Vulnerability-sensitive debt relief needs to move forward right away. The World Bank is now offering countries hit by climate impacts a way to pause debt repayment, though this will apply only to new loans. To navigate the polycrisis and establish solid foundations for shared sustainable development, all sovereign debt needs some vulnerability-sensitive adjustment.

This will be complicated work, but affords an unprecedented opportunity to unlock new resources for a more fruitful kind of economic development, both in rich countries and in low- and middle-income countries. This is why the Finance in Common meeting included the broad spectrum of public development banks (PDBs) and multilateral development banks (MDBs).

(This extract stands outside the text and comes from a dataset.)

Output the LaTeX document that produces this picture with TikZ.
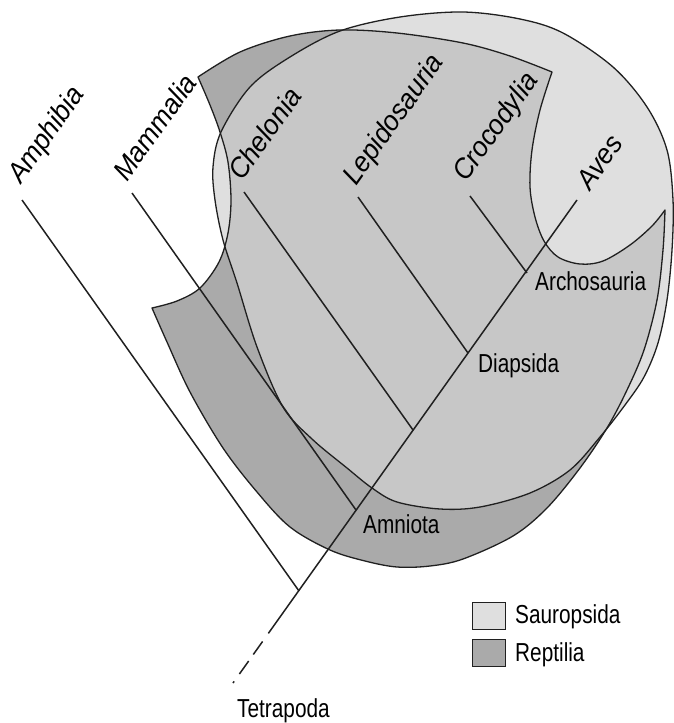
\documentclass[tikz,border=0pt]{standalone}
\usepackage{fontspec}
\setmainfont{Liberation Sans}
\newfontfamily\cladefont{Liberation Sans}[FakeStretch=0.8]
\newfontfamily\taxonfont{Liberation Sans}[FakeStretch=0.95]
\usetikzlibrary{calc}

\definecolor{sauroFill}{HTML}{DFDFDF}
\definecolor{reptFill}{HTML}{AAAAAA}
\definecolor{bothFill}{HTML}{C7C7C7}
\definecolor{inkline}{HTML}{202020}

\begin{document}
\begin{tikzpicture}[x=1pt,y=-1pt,
  outline/.style={draw=inkline, line width=1.3pt, line join=round},
  branch/.style={draw=inkline, line width=1.5pt},
  taxon/.style={anchor=base west, inner sep=0pt, rotate=54.5,
    font=\taxonfont\itshape\fontsize{28}{30}\selectfont},
  clade/.style={anchor=base west, inner sep=0pt,
    font=\cladefont\fontsize{26}{30}\selectfont},
  legendbox/.style={draw=inkline, line width=1.3pt, anchor=north west,
    minimum width=33pt, minimum height=27pt, inner sep=0pt}
]
\useasboundingbox (0,0) rectangle (674,723);

% ---- Sauropsida: smooth closed outline
\path[save path=\sauro]
  plot[smooth cycle, tension=0.55] coordinates {
    (340,31) (400,17) (463,12) (520,19) (563,33) (613,67) (647,107)
    (667,150) (673,200) (672,250) (667,300) (658,343) (644,377)
    (625,405) (600,437) (570,470) (530,493) (480,507) (440,509)
    (397,502) (372,488) (347,468) (312,439) (283,407) (257,347)
    (237,283) (223,240) (215,200) (213,167) (221,132) (250,87) (290,57)};

% ---- Reptilia: four curved sides with sharp corners
\path[save path=\rept]
  plot[smooth, tension=0.55] coordinates {
    (198,77) (240,52) (290,36) (340,30) (397,33) (463,43) (510,56) (552,72)}
  -- plot[smooth, tension=0.55] coordinates {
    (552,72) (540,110) (532,150) (530,187) (535,217) (544,241) (558,257)
    (580,264) (603,261) (630,245) (652,226) (665,210)}
  -- plot[smooth, tension=0.55] coordinates {
    (665,210) (663,250) (657,300) (644,350) (627,390) (607,428) (580,468)
    (547,508) (513,536) (463,559) (430,566) (397,567) (365,561) (330,550)
    (290,527) (257,492) (223,448) (190,392) (167,342) (152,308)}
  -- plot[smooth, tension=0.55] coordinates {
    (152,308) (177,301) (200,288) (219,262) (228,233) (231,200) (228,162)
    (220,132) (210,105) (198,77)}
  -- cycle;

\path[use path=\sauro, fill=sauroFill];
\path[use path=\rept, fill=reptFill];
\begin{scope}
  \path[use path=\rept, clip];
  \path[use path=\sauro, fill=bothFill];
\end{scope}
\path[use path=\sauro, outline];
\path[use path=\rept, outline];

% ---- cladogram
\coordinate (root)  at (233,683);
\coordinate (dashend) at (268.4,633.3);
\coordinate (aves)  at (577,200);
\coordinate (nTetra) at (299,591);
\coordinate (nAmnio) at (356,510);
\coordinate (nChel)  at (413,430);
\coordinate (nDiap)  at (468,353);
\coordinate (nArch)  at (527,273);
\coordinate (tAmph) at (22,200);
\coordinate (tMamm) at (132,193);
\coordinate (tChel) at (244,192);
\coordinate (tLepi) at (358,197);
\coordinate (tCroc) at (470,196);

\draw[branch, dash pattern=on 2pt off 9pt on 16pt off 8pt on 16pt off 10pt]
  (root) -- (dashend);
\draw[branch] (dashend) -- (aves);
\draw[branch] (tAmph) -- (nTetra);
\draw[branch] (tMamm) -- (nAmnio);
\draw[branch] (tChel) -- (nChel);
\draw[branch] (tLepi) -- (nDiap);
\draw[branch] (tCroc) -- (nArch);

% ---- terminal taxa
\node[taxon] (lAmph) at ($(tAmph)+(-1,-15)$) {Amphibia};
\node[taxon] (lMamm) at ($(tMamm)+(-5,-10)$) {Mammalia};
\node[taxon] (lChel) at ($(tChel)+(-2,-10)$) {Chelonia};
\node[taxon] (lLepi) at ($(tLepi)+(-2,-10)$) {Lepidosauria};
\node[taxon] (lCroc) at ($(tCroc)+(-4,-13)$) {Crocodylia};
\node[taxon] (lAves) at ($(aves)+(13,-8)$) {Aves};

% ---- clade names
\node[clade] (lArch) at (535,290) {Archosauria};
\node[clade] (lDiap) at (478,372) {Diapsida};
\node[clade] (lAmni) at (363,533) {Amniota};
\node[clade] (lTetr) at (237,717) {Tetrapoda};

% ---- legend
\node[legendbox, fill=sauroFill] (kSauro) at (472,602) {};
\node[legendbox, fill=reptFill]  (kRept)  at (472,639) {};
\node[clade] (lSauro) at (515,623) {Sauropsida};
\node[clade] (lRept)  at (515,661) {Reptilia};
\end{tikzpicture}
\end{document}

  • Local, national, and international financing and development strategies need to evolve.
  • Cooperative de-risking mechanisms need to emerge that can expand mainstream investment in multidimensional value creation—creating value beyond financial gain that improves conditions for future investment, enterprise, and ongoing shared sustainable development.
  • Private-sector actors are asking for first-loss guarantees, new guarantee mechanisms, and cooperative financing strategies that can match public and multilateral development finance with private investment to accelerate the transition to sustainable practices across value chains.

The Good Food Finance Network is working to establish a first-of-its kind Co-Investment Platform for Food Systems Transformation, which will leverage multidimensional metrics, mutual accountability systems, and financial innovation to mobilize investment partnerships that mainstream finance for healthy, sustainable food systems.

Non-market approaches to cooperative acceleration of climate action, under Article 6.8 of the Paris Agreement, present an unprecedented opportunity to renegotiate terms of trade, development, and finance arrangements, to act on the four principles of the Paris Summit.

In 2020, informal consultations with CCI-linked stakeholders around the world led to the creation of six Principles for Reinventing Prosperity:

  1. We are all future-builders.
  2. Health is a fabric of wellbeing and value.
  3. Resilience is a baseline imperative.
  4. Leave no one behind.
  5. Design to transcend crisis.
  6. Maximize integrative value creation.

In March and April of this year, citizen stakeholders from 31 countries sent personal letters to World Bank Executive Directors representing their country or region, calling for reforms that:

  • Support the Bridgetown Initiative;
  • Advance human rights and gender equality;
  • Welcome meaningful, ongoing citizen and stakeholder input;
  • Investigate direct delivery of funds to households, as a foundational support for climate-resilient development.

Further calls for human rights, indigenous rights, and a vision for shared sustainable development, are in the works. What all of this is ultimately about is putting trillions of dollars to work for people and planet, to avoid unaffordable and unmanageable chaos. Little by little, financial business as usual will fall out of favor, as modes of broader value-creation are put into practice and proven.

From now through 2025, there is an unprecedented opportunity for investors and institutions to begin aligning their overall holdings with successful climate-resilient, nature-positive, and inclusive sustainable development. Doing so will secure a strong position in the highest value segments of the future economy.